The work you do comes at a price, though. It can’t be easy running such an international organisation and being a family man.

Interesting that you asked that question because this week, I was speaking to our chairman of the board, and I said to him I’m exhausted and I can’t wait for the end of the year. But the thing that makes me more exhausted is not connecting to the people that matter the most. 

Professor [Njabulo Ndebele, the foundation’s chairperson] reminded me of what Oprah said when we hosted her in 2018. She said: “You can’t give what you don’t have.” And you’re drawing from that well; if it’s empty, there is nothing you can provide. I have to keep reminding myself of that. 

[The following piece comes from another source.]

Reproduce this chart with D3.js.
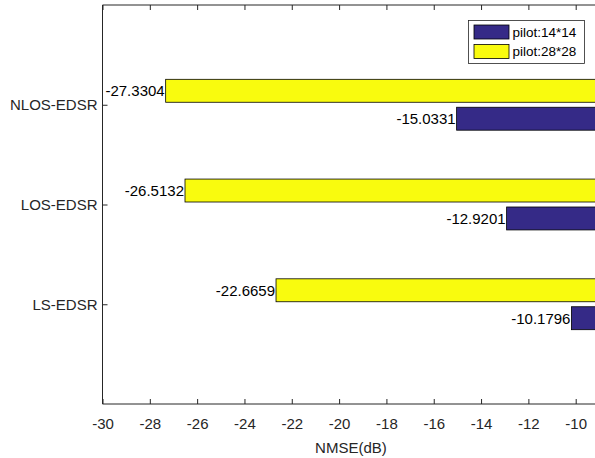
<!DOCTYPE html>
<html>
<head>
<meta charset="utf-8">
<script src="https://cdn.jsdelivr.net/npm/d3@7"></script>
<style>
  html, body { margin: 0; padding: 0; background: #fff; }
  svg { display: block; font-family: "Liberation Sans", Arial, Helvetica, sans-serif; }
</style>
</head>
<body>
<svg id="chart" width="595" height="458"></svg>
<script>
const categories = ["LS-EDSR", "LOS-EDSR", "NLOS-EDSR"];
const seriesNames = ["pilot:14*14", "pilot:28*28"];
const pilot14 = [-10.1796, -12.9201, -15.0331];
const pilot28 = [-22.6659, -26.5132, -27.3304];
const xTicks = [-30, -28, -26, -24, -22, -20, -18, -16, -14, -12, -10];
const xLabel = "NMSE(dB)";
const colors = ["#352A87", "#F9FB0E"];

(function () {
const svg = d3.select("#chart");
const mLeft = 102.5, mTop = 5, mBottom = 404;
const x = d3.scaleLinear().domain([-30, -10]).range([mLeft, 575.7]);
const xMax = -9;
const mRight = x(xMax);
const y = d3.scaleLinear().domain([0, 4]).range([mBottom, mTop]);
const axisColor = "#262626";

svg.append("defs").append("clipPath").attr("id", "clip")
  .append("rect").attr("x", mLeft).attr("y", mTop).attr("width", mRight - mLeft).attr("height", mBottom - mTop);

const barH = y(0) - y(0.23);
const offsets = [0.14, -0.14];
const series = [pilot14, pilot28];

const g = svg.append("g").attr("clip-path", "url(#clip)");
series.forEach((vals, si) => {
  g.selectAll(".bar" + si).data(vals).enter().append("rect")
    .attr("x", d => x(d))
    .attr("y", (d, i) => y(i + 1 - offsets[si]) - barH / 2)
    .attr("width", d => x(0) - x(d))
    .attr("height", barH)
    .attr("fill", colors[si])
    .attr("stroke", "#000")
    .attr("stroke-width", 0.8);
});

series.forEach((vals, si) => {
  svg.selectAll(".lab" + si).data(vals).enter().append("text")
    .attr("x", d => x(d) - 1)
    .attr("y", (d, i) => y(i + 1 - offsets[si]))
    .attr("dy", "0.36em")
    .attr("text-anchor", "end")
    .attr("font-size", 15)
    .attr("fill", "#000")
    .text(d => d.toFixed(4));
});

const ax = svg.append("g").attr("stroke", axisColor).attr("stroke-width", 1).attr("fill", "none");
ax.append("line").attr("x1", mLeft).attr("x2", mRight + 5).attr("y1", mBottom).attr("y2", mBottom);
ax.append("line").attr("x1", mLeft).attr("x2", mRight + 5).attr("y1", mTop).attr("y2", mTop);
ax.append("line").attr("x1", mLeft).attr("x2", mLeft).attr("y1", mTop).attr("y2", mBottom);

const xAxisB = d3.axisBottom(x).tickValues(xTicks).tickSizeInner(-5).tickSizeOuter(0).tickPadding(14);
const gb = svg.append("g").attr("transform", `translate(0,${mBottom})`).call(xAxisB);
gb.select(".domain").remove();
gb.selectAll("line").attr("stroke", axisColor);
gb.selectAll("text").attr("font-size", 15).attr("fill", axisColor).attr("font-family", "Liberation Sans, Arial, sans-serif")
  .text(d => d < 0 ? "-" + Math.abs(d) : d);

const xAxisT = d3.axisTop(x).tickValues(xTicks).tickSizeInner(-5).tickSizeOuter(0).tickFormat("");
const gt = svg.append("g").attr("transform", `translate(0,${mTop})`).call(xAxisT);
gt.select(".domain").remove();
gt.selectAll("line").attr("stroke", axisColor);

const yAxis = d3.axisLeft(y).tickValues([1, 2, 3]).tickSizeInner(-5).tickSizeOuter(0).tickPadding(5)
  .tickFormat(d => categories[d - 1]);
const gy = svg.append("g").attr("transform", `translate(${mLeft},0)`).call(yAxis);
gy.select(".domain").remove();
gy.selectAll("line").attr("stroke", axisColor);
gy.selectAll("text").attr("font-size", 15).attr("fill", axisColor).attr("font-family", "Liberation Sans, Arial, sans-serif");

svg.append("text").attr("x", (mLeft + mRight) / 2).attr("y", 453)
  .attr("text-anchor", "middle").attr("font-size", 15).attr("fill", axisColor).text(xLabel);

const lg = svg.append("g");
lg.append("rect").attr("x", 468.5).attr("y", 20.5).attr("width", 116).attr("height", 43)
  .attr("fill", "#fff").attr("stroke", "#262626").attr("stroke-width", 0.8);
seriesNames.forEach((name, i) => {
  const yy = 25 + i * 19.5;
  lg.append("rect").attr("x", 474).attr("y", yy).attr("width", 35).attr("height", 14)
    .attr("fill", colors[i]).attr("stroke", "#000").attr("stroke-width", 0.8);
  lg.append("text").attr("x", 512.5).attr("y", yy + 7).attr("dy", "0.36em")
    .attr("font-size", 13.5).attr("fill", "#000").text(name);
});
})();
</script>
</body>
</html>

These days, I have a test when I’m invited to an event. Will they miss me? If the answer is no, I go to those who I know will miss me.

Speaking about big names, are you friends with all these celebrities? Because they all love Nelson Mandela and you can just pick up the phone and call them.

I remind myself that I’m not one of them. They are celebrities. My friends are not celebrities. In fact, my moments of stupidity are with those people.

I have one funny story about celebrities. So we are hosting [the rapper] Drake whom I had met a couple of times at NBA events overseas. 

I kind of knew he was Drake. But I didn’t — and I’m honest — I didn’t know how big the name was. 

So Drake comes here, and there are so many people at the foundation. It’s packed with media everywhere. My daughter then sees this on television. She thinks: “My dad was with Drake.” 

So I get home, and she says: “So you were with Drake, and you didn’t just have the courtesy to call me to come with you. I was not going to embarrass you.” 

I said: “Yeah.”

She was like: “Daddy, you were with Drake! What’s your problem?”

Come on; it was Drake. Don’t you ever have groupie moments?

Actually, I did at a book launch of one of my favourite authors. I decided I needed a photo with Bonang Mohale … and I was so excited to get a picture with him.